SA: We have been incredibly pleased with the book’s reception. Perhaps the most gratifying thing has been to hear from people who used the ideas in unexpected ways.
For example, we heard from someone at one of world’s largest museums who said the book helped to frame up how to respond to shifting visitor expectations and new digital possibilities. It is always gratifying to see ideas translating to impact.
YS: In the time since your book was published, what are some notable new examples you have come across of Transformation A and B?
SA: Our consulting team at Innosight has now written two research reports providing additional examples, with a third on the way. Microsoft is an example that was not in the book that has really exploded under the thoughtful leadership of Satya Nadella.

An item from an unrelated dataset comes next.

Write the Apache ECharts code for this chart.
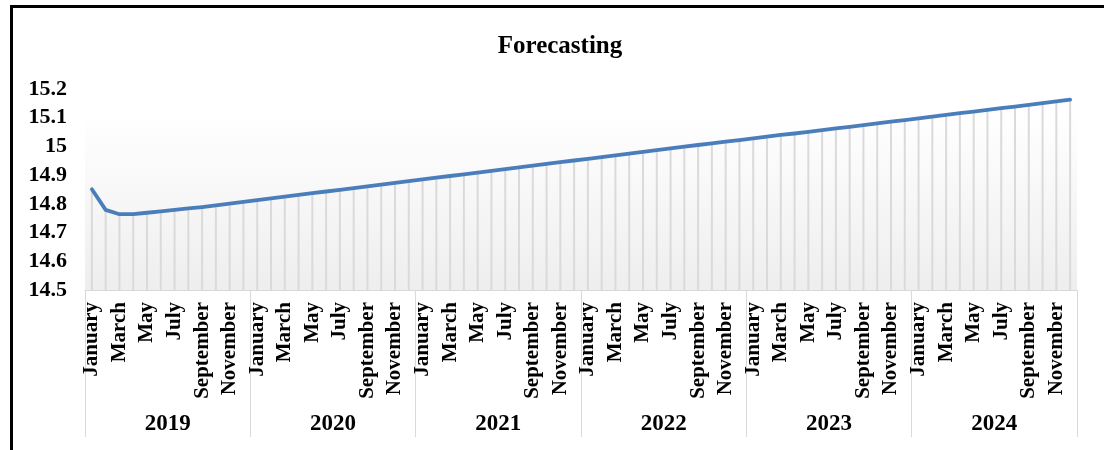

A lesser-known example is Seek, an Australian company that has digitsed its core job listing business (Transformation A) and created a new online learning engine that provides services to universities (Transformation B).
YS: What is your current field of research in innovation? What is your next book going to be about?
SA: A lot of our work recently has been around how to create a culture of innovation. And that is the theme of my next book, which I am doing in conjunction with two Innosight colleagues and the Chief Data and Transformation Officer at DBS.
We are intersecting four streams: innovation, culture, behavioral psychology, and organisational design to create a practical playbook for culture change that sticks and scales. At least that is the aspiration! Draft One goes into our publisher this week, with a tentative publication date in the second half of next year.
YS: What is your parting message to the startups and aspiring innovators in our audience?
SA: Our definition of innovation is something different that creates value. The most important word in that definition is the first one: “something.” Everyone is capable of innovation success, but it requires the curiosity to question the status quo and the initiative to roll up your sleeves and do something.
Never forget Thomas Edison’s line: “Genius is one percent inspiration and 99 percent perspiration.” Start sweating!